The government has also made it compulsory for developers of all ongoing projects to disclose the size of apartments based on carpet area (area within four walls). A senior official said the condition was applicable even for housing projects where apartments were sold on built-up area or super built-up area where built-up portions common to other homebuyers in a project are also computed.
When the draft rules were published on December 8, 2016, the government had been criticised over allegations that it had done away with some key disclosures pertaining to various building approvals obtained for a housing projects. While maintaining that the criticism was unfounded, Gautam Chatterjee, who has been appointed as the interim housing regulator for now, said the final rules have clarified that the developers would have to disclose all details regarding a housing project while registering it with the authority. These would include details pertaining to the title of the land.
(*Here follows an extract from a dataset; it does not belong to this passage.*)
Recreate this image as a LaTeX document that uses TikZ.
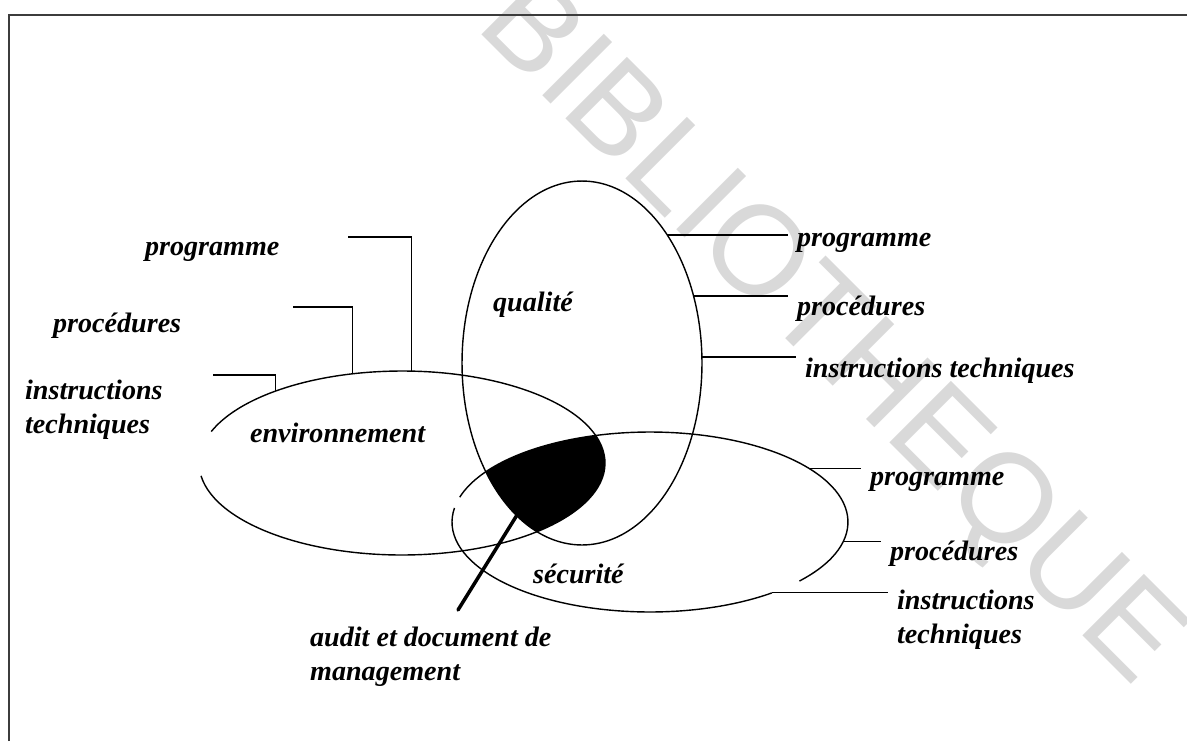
\documentclass[tikz,border=0pt]{standalone}
\usepackage{fontspec}
\setmainfont{Liberation Serif}
\newfontfamily\wmfont{Liberation Sans}
\usetikzlibrary{calc,positioning}
\definecolor{WaterGray}{RGB}{217,217,217}
\definecolor{FrameGray}{RGB}{60,60,60}
\tikzset{
  lbl/.style={anchor=base west,inner xsep=5pt,inner ysep=1pt,align=left,
              font=\fontsize{16}{19}\selectfont\bfseries\itshape},
  ring/.style={line width=0.8pt},
  lead/.style={line width=0.6pt},
  pointer/.style={line width=2pt,line cap=round},
}
\begin{document}
\begin{tikzpicture}[
  x=0.02cm, y=-0.02cm,
  wmark/.style={anchor=base,rotate=-45,text=WaterGray,
                font=\wmfont\fontsize{72}{72}\selectfont},
  frame/.style={FrameGray,line width=0.9pt}
]
\useasboundingbox (0,0) rectangle (1187,741);
% watermark
\node[wmark] (wm) at (805,358) {BIBLIOTHEQUE};
% frame
\coordinate (fL) at (9,741);
\coordinate (fC) at (9,15);
\coordinate (fR) at (1187,15);
\draw[frame] (fL) -- (fC) -- (fR);

% centres of the three sets
\coordinate (qual) at (582,363);
\coordinate (env) at (402,463);
\coordinate (sec) at (650,522);

% common part
\begin{scope}
  \clip (qual) ellipse [x radius=2.4cm, y radius=3.64cm];
  \clip (env) ellipse [x radius=4.06cm, y radius=1.84cm];
  \fill (sec) ellipse [x radius=3.96cm, y radius=1.8cm];
\end{scope}

% outlines
\draw[ring] (qual) ellipse [x radius=2.4cm, y radius=3.64cm];
\draw[ring] ($(env)+(188:4.06cm and 1.84cm)$)
  arc[start angle=188, end angle=520, x radius=4.06cm, y radius=1.84cm];
\draw[ring] ($(sec)+(-41:3.96cm and 1.8cm)$)
  arc[start angle=-41, end angle=164, x radius=3.96cm, y radius=1.8cm];
\draw[ring] ($(sec)+(171:3.96cm and 1.8cm)$)
  arc[start angle=171, end angle=308, x radius=3.96cm, y radius=1.8cm];

% set names
\node[lbl] (qt) at (484,311) {qualité};
\node[lbl] (et) at (241,442) {environnement};
\node[lbl] (st) at (524,583) {sécurité};

% qualite
\coordinate (qA) at ($(qual)+(44.7:2.4cm and 3.64cm)$);
\coordinate (qB) at ($(qual)+(21.6:2.4cm and 3.64cm)$);
\coordinate (qC) at ($(qual)+(1.9:2.4cm and 3.64cm)$);
\node[lbl] (qp) at (788,246) {programme};
\node[lbl] (qr) at (788,315) {procédures};
\node[lbl] (qi) at (796,377) {instructions techniques};
\draw[lead] (qA) -- (qp.west |- qA);
\draw[lead] (qB) -- (qr.west |- qB);
\draw[lead] (qC) -- (qi.west |- qC);

% environnement
\coordinate (eA) at ($(env)+(87.2:4.06cm and 1.84cm)$);
\coordinate (eB) at ($(env)+(104:4.06cm and 1.84cm)$);
\coordinate (eC) at ($(env)+(128.4:4.06cm and 1.84cm)$);
\coordinate (eA1) at (348,237);
\coordinate (eB1) at (293,307);
\coordinate (eC1) at (213,375);
\node[lbl] (ep) at (136,255) {programme};
\node[lbl] (er) at (44,332) {procédures};
\node[lbl] (ei) at (16,433) {instructions\\techniques};
\draw[lead] (eA) |- (eA1);
\draw[lead] (eB) |- (eB1);
\draw[lead] (eC) |- (eC1);

% securite
\coordinate (sA) at ($(sec)+(36.5:3.96cm and 1.8cm)$);
\coordinate (sB) at ($(sec)+(-12.8:3.96cm and 1.8cm)$);
\coordinate (sC) at ($(sec)+(-52:3.96cm and 1.8cm)$);
\node[lbl] (sp) at (861,485) {programme};
\node[lbl] (sr) at (881,560) {procédures};
\node[lbl] (si) at (888,643) {instructions\\techniques};
\draw[lead] (sA) -- (sp.west |- sA);
\draw[lead] (sB) -- (sr.west |- sB);
\draw[lead] (sC) -- (si.west |- sC);

% audit
\coordinate (blk) at (517,515);
\coordinate (tip) at (458,610);
\node[lbl] (au) at (301,680) {audit et document de\\management};
\draw[pointer] (blk) -- (tip);
\end{tikzpicture}
\end{document}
All such disclosures would be available for the public on the authority’s website, which will be rolled out on April 24. Developers will also have to share complete details regarding projects executed by them over the past five years. “We have also incorporated certain changes to the model form of sale agreement. Earlier there was some criticism that it had been worded in favour of developers. It is more balanced now,” said Chatterjee.
Developers will now be barred from advertising or selling flats without registration with the authority. Those failing to comply with the authority’s directive stand to face action too. Errant developers could face imprisonment or could be fined anywhere between 5 per cent to 10 per cent of the project’s cost. In extreme cases, the registration of a project can be revoked disallowing a developer to take further part in its completion or selling of the apartments. “Before the revocation of a project, the flatbuyers and lending institutions will be given a hearing for a solution on how to take the project forward,” an official said.
While the draft rules had pegged the registration fee at Rs 1,000 or less, the government has now revised it upwards to a minimum of Rs 50,000, after facing some criticism in this regard.
The government has also newly introduced the anti-discrimination clause, asking developers not to discriminate against buyers on grounds of religion, sex, or dietary preferences. While the draft rules had provided for termination of the sale agreement with a buyer on any default of payments, the final rules state such action can be taken only after three such defaults.
But while ruling that at least 70 per cent of receivables from flatbuyers should be parked in an escrow account and utilised for the same project’s completion, the state has retained the dilution in the form of inclusions permitted for computing the land cost. Apart from the cost of buying or acquiring the development rights for the piece of land, it has included charges payable by the developer for securing various building permits, obtaining additional building rights, premiums payable to government agencies, loans and interests payable to lending institutions for project work, legal expenses and overhead costs in the land cost component. Since most of these are incurred upfront, sceptics remain wary that the developers will be able to withdraw most funds from the escrow account at the initial stage itself. The rules also recognise a builder’s right to sell covered parking spaces.
Within three months of 51% buyers booking apartments, a developer will now have to form a cooperative society or apex body of allotees, and convey the plot’s title to them within three months of receiving occupation certificate or full payment of full consideration amount.